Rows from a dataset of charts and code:
****************************************

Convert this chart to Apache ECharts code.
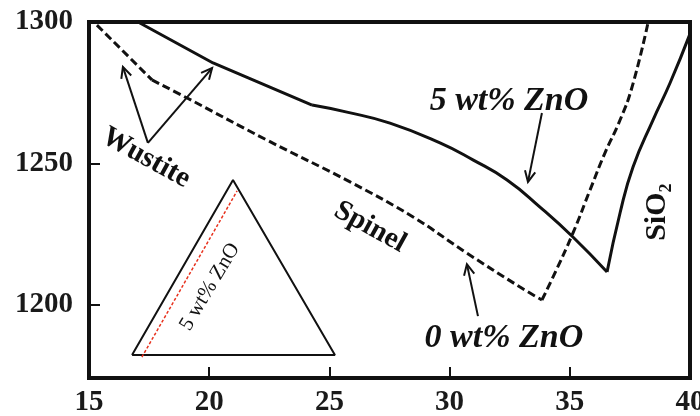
<!DOCTYPE html>
<html><head><meta charset="utf-8">
<script src="https://cdn.jsdelivr.net/npm/echarts@6/dist/echarts.min.js"></script>
<style>html,body{margin:0;padding:0;background:#fff}#c{width:700px;height:416px}</style>
</head><body><div id="c"></div>
<script>
// ---- data ----
const xTickLabels = [15, 20, 25, 30, 35, 40];
const yTickLabels = [1200, 1250, 1300];

// 5 wt% ZnO liquidus (solid)
const zno5X = [17.04, 20.16, 24.28, 25.73, 27.52, 29.60, 30.97, 32.39, 33.76, 35.13, 36.55, 37.09, 37.63, 38.46, 39.17, 40.0];
const zno5Y = [1300, 1285.5, 1270.6, 1268.1, 1264.2, 1257.2, 1251.2, 1244.1, 1234.5, 1223.9, 1211.5, 1232.4, 1248.7, 1265.3, 1278.4, 1295.8];

// 0 wt% ZnO liquidus (dashed)
const zno0X = [15.33, 17.62, 19.08, 22.40, 25.86, 28.48, 30.72, 32.93, 33.84, 34.30, 35.13, 35.84, 36.46, 37.09, 37.59, 38.25];
const zno0Y = [1298.9, 1279.5, 1273.1, 1258.2, 1243.4, 1231.0, 1218.2, 1206.2, 1201.6, 1209.7, 1225.3, 1240.5, 1253.6, 1265.3, 1277.0, 1299.6];

// inset triangle (data coords) and its red 5 wt% ZnO line
const triX = [16.79, 20.99, 25.23, 16.79];
const triY = [1182.1, 1244.1, 1182.1, 1182.1];
const redX = [17.20, 21.16];
const redY = [1181.4, 1240.2];

// arrows: tail x, tail y, tip x, tip y
const arrows = [
  [17.45, 1257.2, 16.41, 1284.1],
  [17.45, 1257.2, 20.12, 1283.7],
  [33.84, 1267.8, 33.26, 1243.4],
  [31.18, 1195.9, 30.72, 1214.3]
];

// text annotations
const labelText = ['Wustite', 'Spinel', '5 wt% ZnO', '0 wt% ZnO', 'SiO\u2082', '5 wt% ZnO'];
const labelAt = [[17.37, 1251.9], [26.69, 1227.4], [32.47, 1272.0], [32.26, 1188.1], [38.63, 1232.7], [20.03, 1206.2]];

// ---- styling ----
const SERIF = '"Liberation Serif", "DejaVu Serif", serif';
const labelFont = [
  'bold 29px ' + SERIF,
  'bold 29px ' + SERIF,
  'italic bold 34px ' + SERIF,
  'italic bold 34px ' + SERIF,
  'bold 30px ' + SERIF,
  '21px ' + SERIF
];
const labelRot = [-29, -29, 0, 0, 90, 59];

const pairs = (xs, ys) => xs.map((x, i) => [x, ys[i]]);
const seg = (xs, ys, a, b) => pairs(xs, ys).slice(a, b + 1);

function arrowItem(params, api) {
  const a = api.coord([api.value(0), api.value(1)]);
  const b = api.coord([api.value(2), api.value(3)]);
  const dx = b[0] - a[0], dy = b[1] - a[1];
  const len = Math.hypot(dx, dy);
  const ux = dx / len, uy = dy / len;
  const L = 12, ang = 0.45;
  const rot = t => [ux * Math.cos(t) - uy * Math.sin(t), ux * Math.sin(t) + uy * Math.cos(t)];
  const r1 = rot(ang), r2 = rot(-ang);
  return {
    type: 'group',
    children: [
      { type: 'line', shape: { x1: a[0], y1: a[1], x2: b[0], y2: b[1] }, style: { stroke: '#111', lineWidth: 2 } },
      { type: 'polyline', shape: { points: [[b[0] - L * r1[0], b[1] - L * r1[1]], [b[0], b[1]], [b[0] - L * r2[0], b[1] - L * r2[1]]] },
        style: { stroke: '#111', lineWidth: 2, fill: null } }
    ]
  };
}

function textItem(params, api) {
  const i = params.dataIndex;
  const p = api.coord([api.value(0), api.value(1)]);
  return {
    type: 'text',
    x: p[0], y: p[1],
    rotation: labelRot[i] * Math.PI / 180,
    style: { text: labelText[i], font: labelFont[i], fill: '#111', align: 'center', verticalAlign: 'middle' }
  };
}

const solidStyle = { color: '#111', width: 3 };
const dashStyle = { color: '#111', width: 3, type: [8, 4] };
const lineSeries = (name, data, style, smooth) => ({
  name, type: 'line', data, symbol: 'none', lineStyle: style, smooth, z: 5
});

const chart = echarts.init(document.getElementById('c'), null, { renderer: 'canvas' });
chart.setOption({
  animation: false,
  backgroundColor: '#fff',
  grid: { left: 89, right: 10, top: 22, bottom: 38, show: true, borderColor: '#111', borderWidth: 4, outerBoundsMode: 'none', containLabel: false },
  xAxis: {
    type: 'value', min: 15, max: 40, interval: 5,
    axisLine: { show: true, onZero: false, lineStyle: { color: '#111', width: 4 } },
    axisTick: { show: true, inside: true, length: 11, lineStyle: { color: '#111', width: 2 }, customValues: [20, 25, 30, 35] },
    axisLabel: { customValues: xTickLabels, margin: 10, color: '#1a1a1a', fontFamily: SERIF, fontWeight: 'bold', fontSize: 29, formatter: v => String(v) },
    splitLine: { show: false }
  },
  yAxis: {
    type: 'value', min: 1174, max: 1300,
    axisLine: { show: true, onZero: false, lineStyle: { color: '#111', width: 4 } },
    axisTick: { show: true, inside: true, length: 11, lineStyle: { color: '#111', width: 2 }, customValues: [1200, 1250] },
    axisLabel: { customValues: yTickLabels, margin: 16, color: '#1a1a1a', fontFamily: SERIF, fontWeight: 'bold', fontSize: 29, formatter: v => String(v) },
    splitLine: { show: false }
  },
  series: [
    lineSeries('5 wt% ZnO a', seg(zno5X, zno5Y, 0, 2), solidStyle, false),
    lineSeries('5 wt% ZnO b', seg(zno5X, zno5Y, 2, 10), solidStyle, 0.5),
    lineSeries('5 wt% ZnO c', seg(zno5X, zno5Y, 10, 15), solidStyle, 0.5),
    lineSeries('0 wt% ZnO a', seg(zno0X, zno0Y, 0, 1), dashStyle, false),
    lineSeries('0 wt% ZnO b', seg(zno0X, zno0Y, 1, 8), dashStyle, 0.4),
    lineSeries('0 wt% ZnO c', seg(zno0X, zno0Y, 8, 15), dashStyle, 0.5),
    { name: 'triangle', type: 'line', data: pairs(triX, triY), symbol: 'none', lineStyle: { color: '#111', width: 2 }, z: 4 },
    { name: 'red', type: 'line', data: pairs(redX, redY), symbol: 'none', lineStyle: { color: '#e8321e', width: 1.5, type: [3, 2] }, z: 4 },
    { name: 'arrows', type: 'custom', renderItem: arrowItem, data: arrows, encode: { x: [0, 2], y: [1, 3] }, z: 6 },
    { name: 'labels', type: 'custom', renderItem: textItem, data: labelAt, encode: { x: 0, y: 1 }, z: 7 }
  ]
});
</script></body></html>
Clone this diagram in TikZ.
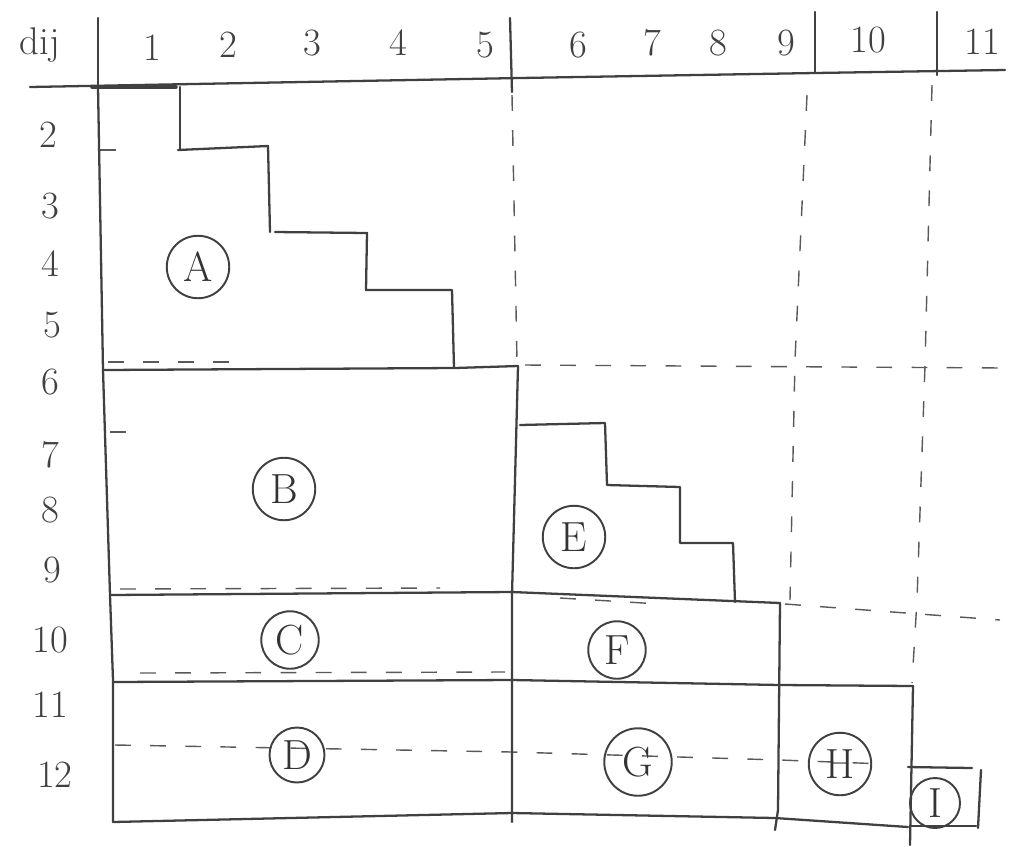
\documentclass[tikz,border=0pt]{standalone}
\begin{document}
\begin{tikzpicture}[x=0.02cm,y=-0.02cm,
  ink/.style={line width=1.3pt, draw=black!75, line cap=round, line join=round},
  dashline/.style={line width=0.8pt, draw=black!65, dash pattern=on 9pt off 11pt},
  lab/.style={font=\fontsize{22}{24}\selectfont, text=black!75, inner sep=0pt},
  region/.style={circle, draw=black!75, line width=1.1pt, minimum size=1.25cm, inner sep=0pt, font=\fontsize{24}{26}\selectfont, text=black!80}]
\useasboundingbox (0,0) rectangle (1021,846);

% header labels
\node[lab] (dij) at (40,45) {dij};
\node[lab] (c1) at (152,48) {1};
\node[lab] (c2) at (228,45) {2};
\node[lab] (c3) at (312,43) {3};
\node[lab] (c4) at (398,43) {4};
\node[lab] (c5) at (485,45) {5};
\node[lab] (c6) at (578,45) {6};
\node[lab] (c7) at (652,43) {7};
\node[lab] (c8) at (718,43) {8};
\node[lab] (c9) at (786,43) {9};
\node[lab] (c10) at (868,40) {10};
\node[lab] (c11) at (982,42) {11};

% row labels
\node[lab] (r2) at (48,135) {2};
\node[lab] (r3) at (50,206) {3};
\node[lab] (r4) at (50,264) {4};
\node[lab] (r5) at (52,325) {5};
\node[lab] (r6) at (50,382) {6};
\node[lab] (r7) at (50,455) {7};
\node[lab] (r8) at (50,510) {8};
\node[lab] (r9) at (52,570) {9};
\node[lab] (r10) at (50,640) {10};
\node[lab] (r11) at (50,705) {11};
\node[lab] (r12) at (55,775) {12};

% header frame
\draw[ink] (30,87) -- (520,78) -- (815,73) -- (1005,70);
\draw[ink] (98,18) -- (98,87);
\draw[ink] (510,18) -- (512,92);
\draw[ink] (815,12) -- (815,73);
\draw[ink] (937,12) -- (937,75);
\draw[ink, line width=2pt] (92,87) -- (176,87);

% dashed grid lines
\draw[dashline] (512,95) -- (517,362);
\draw[dashline] (525,365) -- (1003,368);
\draw[dashline] (807,95) -- (795,360) -- (790,600);
\draw[dashline] (932,85) -- (925,365) -- (917,600) -- (912,683);
\draw[dashline] (785,604) -- (1000,620);
\draw[dashline] (115,745) -- (512,752) -- (780,760) -- (885,764);
\draw[dashline] (100,150) -- (135,150);
\draw[dashline] (110,432) -- (140,432);
\draw[dashline] (108,362) -- (240,362);
\draw[dashline] (120,589) -- (440,588);
\draw[dashline] (140,673) -- (505,672);
\draw[dashline] (560,598) -- (660,604);

% left edge
\draw[ink] (98,87) -- (103,370) -- (110,595) -- (113,680) -- (113,822);

% staircase A
\draw[ink] (180,87) -- (180,150);
\draw[ink] (178,150) -- (268,146) -- (270,232);
\draw[ink] (275,232) -- (367,233) -- (366,290) -- (452,290) -- (454,368);

% B top and right
\draw[ink] (103,370) -- (455,368) -- (518,366);
\draw[ink] (518,366) -- (512,595) -- (512,822);

% staircase E
\draw[ink] (520,425) -- (605,423) -- (607,485) -- (680,487) -- (680,543) -- (733,543) -- (735,602);

% C top / F top
\draw[ink] (110,595) -- (512,592) -- (780,603);
% F, G right edge
\draw[ink] (780,603) -- (778,810) -- (775,830);
% C bottom / F bottom / H top
\draw[ink] (113,682) -- (512,680) -- (780,685) -- (913,686);
% H right edge
\draw[ink] (913,686) -- (910,845);
% bottom of D, G, H
\draw[ink] (113,822) -- (512,813) -- (775,818) -- (908,827);
% I box
\draw[ink] (908,767) -- (972,768);
\draw[ink] (981,770) -- (978,828);
\draw[ink] (910,826) -- (976,826);

% region labels
\node[region] (A) at (198,267) {A};
\node[region] (B) at (284,489) {B};
\node[region, minimum size=1.15cm] (C) at (290,640) {C};
\node[region, minimum size=1.1cm] (D) at (297,755) {D};
\node[region] (E) at (574,537) {E};
\node[region, minimum size=1.15cm] (F) at (617,650) {F};
\node[region, minimum size=1.35cm] (G) at (638,762) {G};
\node[region] (H) at (840,764) {H};
\node[region, minimum size=1cm] (I) at (935,803) {I};
\end{tikzpicture}
\end{document}
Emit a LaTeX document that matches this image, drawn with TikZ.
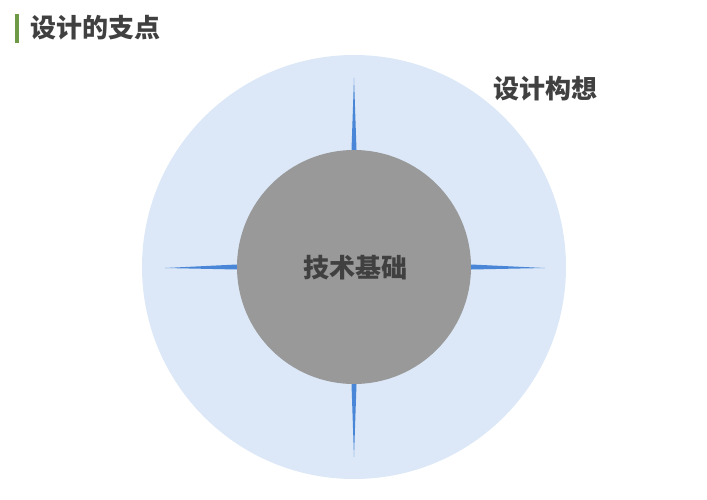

****************************************

**OBJECTIVE:** Go from the first line of the data above to the line containing "const yTickLabels = [1200, 1250, 1300];" and retype exactly those lines, both included, but none of the pictures.

**COMPLETED EXERCISE:**
Convert this chart to Apache ECharts code.
<!DOCTYPE html>
<html><head><meta charset="utf-8">
<script src="https://cdn.jsdelivr.net/npm/echarts@6/dist/echarts.min.js"></script>
<style>html,body{margin:0;padding:0;background:#fff}#c{width:700px;height:416px}</style>
</head><body><div id="c"></div>
<script>
// ---- data ----
const xTickLabels = [15, 20, 25, 30, 35, 40];
const yTickLabels = [1200, 1250, 1300];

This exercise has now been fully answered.